HealthMap’s algorithm gauges the significance of information based primarily on how often the same material appears in multiple sources, although it does not rate the information based on the source itself, whether it is a New York Times article or a bulletin from a local health ministry. The site does not “take sides” with regard to its sources’ credibility, Freifeld says. Instead, he adds, it follows the logic that significant events tend to see multiple reports from a range of sources.
When it became clear a few months ago that the Ebola outbreak was growing worse and would not be contained anytime soon, the HealthMap team developed a timeline interface to better organize and visualize its reports. “We’re not sure how many people would have predicted it would be this bad,” Brownstein says. The 2014 Ebola Outbreak timeline includes more than 130 entries and has had over 1 million page views since going live in mid-July. Brownstein described HealthMap as "almost like the Wikipedia of emerging infectious diseases" in a March 2010 article. HealthMap works because “it’s a very human-driven but Internet-based system,” Madoff says, adding, “It’s part social network, part news service.”

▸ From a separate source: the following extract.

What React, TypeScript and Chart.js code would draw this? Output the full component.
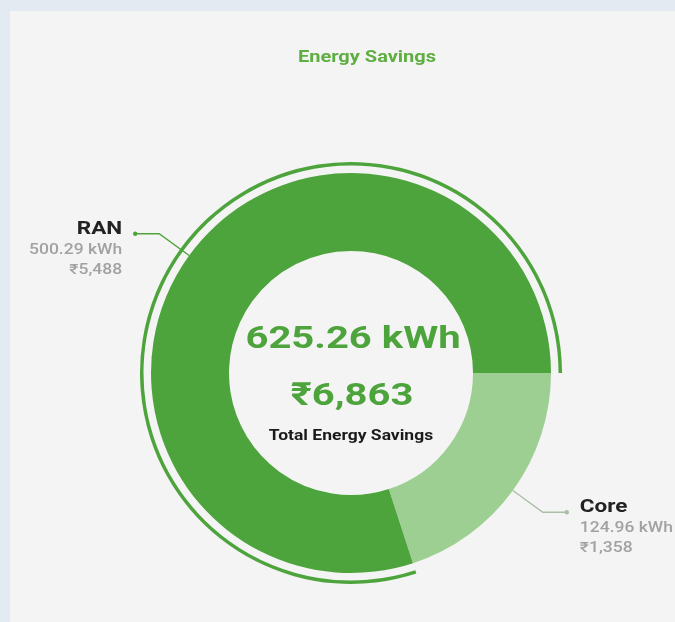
import React, { useEffect, useRef } from 'react';
import { Chart, registerables } from 'chart.js';

Chart.register(...registerables);

// ---- data ----
const categories = ['Core', 'RAN'];
const kwhValues = [124.96, 500.29];
const inrValues = [1358, 5488];
const totalKwh = 625.26;
const totalInr = 6863;
const chartTitle = 'Energy Savings';
const centerCaption = 'Total Energy Savings';

// ---- style ----
const W = 675;
const H = 622;
const PAGE_BG = '#e4eaf1';
const CARD_BG = '#f4f4f4';
const GREEN = '#4ea43c';
const LIGHT = '#9dcf92';
const TITLE_GREEN = '#5fae42';
const DARK = '#222222';
const GRAY = '#a2a2a2';
const FONT = 'Roboto, "Noto Sans", sans-serif';
const STRETCH = 1.25;

const OUTER_R = 211;
const THIN_W = 3.5;
const GAP_W = 7.5;
const INNER_R = 122;
const MAIN_W = OUTER_R - THIN_W - GAP_W - INNER_R;

const fmtKwh = (v: number) => v.toFixed(2) + ' kWh';
const fmtInr = (v: number) => '\u20B9' + v.toLocaleString('en-IN');

function drawText(
  ctx: CanvasRenderingContext2D,
  s: string,
  x: number,
  y: number,
  font: string,
  color: string,
  align: CanvasTextAlign
) {
  ctx.save();
  ctx.translate(x, y);
  ctx.scale(STRETCH, 1);
  ctx.font = font;
  ctx.fillStyle = color;
  ctx.textAlign = align;
  ctx.textBaseline = 'alphabetic';
  ctx.fillText(s, 0, 0);
  ctx.restore();
}

const labelPlugin = {
  id: 'energyLabels',
  afterDatasetsDraw(chart: any) {
    const ctx: CanvasRenderingContext2D = chart.ctx;
    const meta = chart.getDatasetMeta(2);
    const segColors = [LIGHT, GREEN];
    let cx = 0;
    let cy = 0;
    meta.data.forEach((arc: any, i: number) => {
      const { x, y, startAngle, endAngle, outerRadius } = arc.getProps(
        ['x', 'y', 'startAngle', 'endAngle', 'outerRadius'],
        true
      );
      cx = x;
      cy = y;
      const mid = (startAngle + endAngle) / 2;
      const c = Math.cos(mid);
      const s = Math.sin(mid);
      const x0 = x + c * outerRadius;
      const y0 = y + s * outerRadius;
      const x1 = x + c * (outerRadius + 37);
      const y1 = y + s * (outerRadius + 37);
      const dir = c >= 0 ? 1 : -1;
      const x2 = x1 + dir * 24;
      const y2 = y1;
      const lineColor = i === 0 ? '#a9bfa6' : segColors[i];
      ctx.save();
      ctx.strokeStyle = lineColor;
      ctx.lineWidth = 1.4;
      ctx.beginPath();
      ctx.moveTo(x0, y0);
      ctx.lineTo(x1, y1);
      ctx.lineTo(x2, y2);
      ctx.stroke();
      ctx.fillStyle = lineColor;
      ctx.beginPath();
      ctx.arc(x2, y2, 2.2, 0, Math.PI * 2);
      ctx.fill();
      ctx.restore();

      const tx = x2 + dir * 13;
      const align: CanvasTextAlign = dir > 0 ? 'left' : 'right';
      drawText(ctx, categories[i], tx, y2, `bold 18px ${FONT}`, DARK, align);
      drawText(ctx, fmtKwh(kwhValues[i]), tx, y2 + 20, `500 14px ${FONT}`, GRAY, align);
      drawText(ctx, fmtInr(inrValues[i]), tx, y2 + 40, `500 14px ${FONT}`, GRAY, align);
    });

    // centre texts
    drawText(ctx, fmtKwh(totalKwh), cx + 2, cy - 25, `bold 32px ${FONT}`, GREEN, 'center');
    drawText(ctx, fmtInr(totalInr), cx + 1, cy + 32, `bold 32px ${FONT}`, GREEN, 'center');
    drawText(ctx, centerCaption, cx, cy + 67, `bold 14px ${FONT}`, '#1a1a1a', 'center');

    // title
    drawText(ctx, chartTitle, 367, 62, `bold 16px ${FONT}`, TITLE_GREEN, 'center');
  },
};

export default function App() {
  const ref = useRef<HTMLCanvasElement | null>(null);

  useEffect(() => {
    if (!ref.current) return;
    const chart = new Chart(ref.current, {
      type: 'doughnut',
      data: {
        labels: categories,
        datasets: [
          {
            data: kwhValues,
            backgroundColor: ['rgba(0,0,0,0)', GREEN],
            borderWidth: 0,
            weight: THIN_W,
          },
          {
            data: kwhValues,
            backgroundColor: ['rgba(0,0,0,0)', 'rgba(0,0,0,0)'],
            borderWidth: 0,
            weight: GAP_W,
          },
          {
            data: kwhValues,
            backgroundColor: [LIGHT, GREEN],
            borderWidth: 0,
            weight: MAIN_W,
          },
        ],
      },
      options: {
        responsive: false,
        animation: false,
        events: [],
        rotation: 90,
        radius: OUTER_R,
        cutout: (INNER_R / OUTER_R) * 100 + '%',
        layout: { padding: { left: 127, right: 100, top: 150, bottom: 26 } },
        plugins: {
          legend: { display: false },
          tooltip: { enabled: false },
          title: { display: false },
        },
      } as any,
      plugins: [labelPlugin],
    });
    return () => chart.destroy();
  }, []);

  return (
    <div
      style={{
        position: 'fixed',
        left: 0,
        top: 0,
        width: W,
        height: H,
        background: PAGE_BG,
        overflow: 'hidden',
      }}
    >
      <div
        style={{
          position: 'absolute',
          left: 10,
          top: 11,
          right: 0,
          bottom: 0,
          background: CARD_BG,
        }}
      />
      <canvas
        ref={ref}
        width={W}
        height={H}
        style={{ position: 'absolute', left: 0, top: 0, width: W, height: H }}
      />
    </div>
  );
}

HealthMap is not the only infectious-disease surveillance site. In addition to newer sites such as Google Flu Trends, there are more established efforts such as ProMED and the Global Public Health Intelligence Network (GPHIN), first developed by Health Canada in collaboration with WHO in 1997. GPHIN software retrieves relevant articles every 15 minutes from news-feed aggregators Al Bawaba and Factiva based on specific search queries that the site updates regularly, according to WebMD’s Medscape site. In addition to software-selected articles, the GPHIN database is populated by submissions from human analysts who comb open-access Web sites in search of relevant public health information.
These and other disease-monitoring sites provide a crucial early-warning system that puts information in front of the public as soon as it becomes available, Madoff says. Looking back to the beginning of AIDS awareness in the 1980s, the disease’s origins stretched back 20 or 30 years before it came to the U.S. and was brought to the world’s attention, he says, adding, “Hard to believe this could happen now.”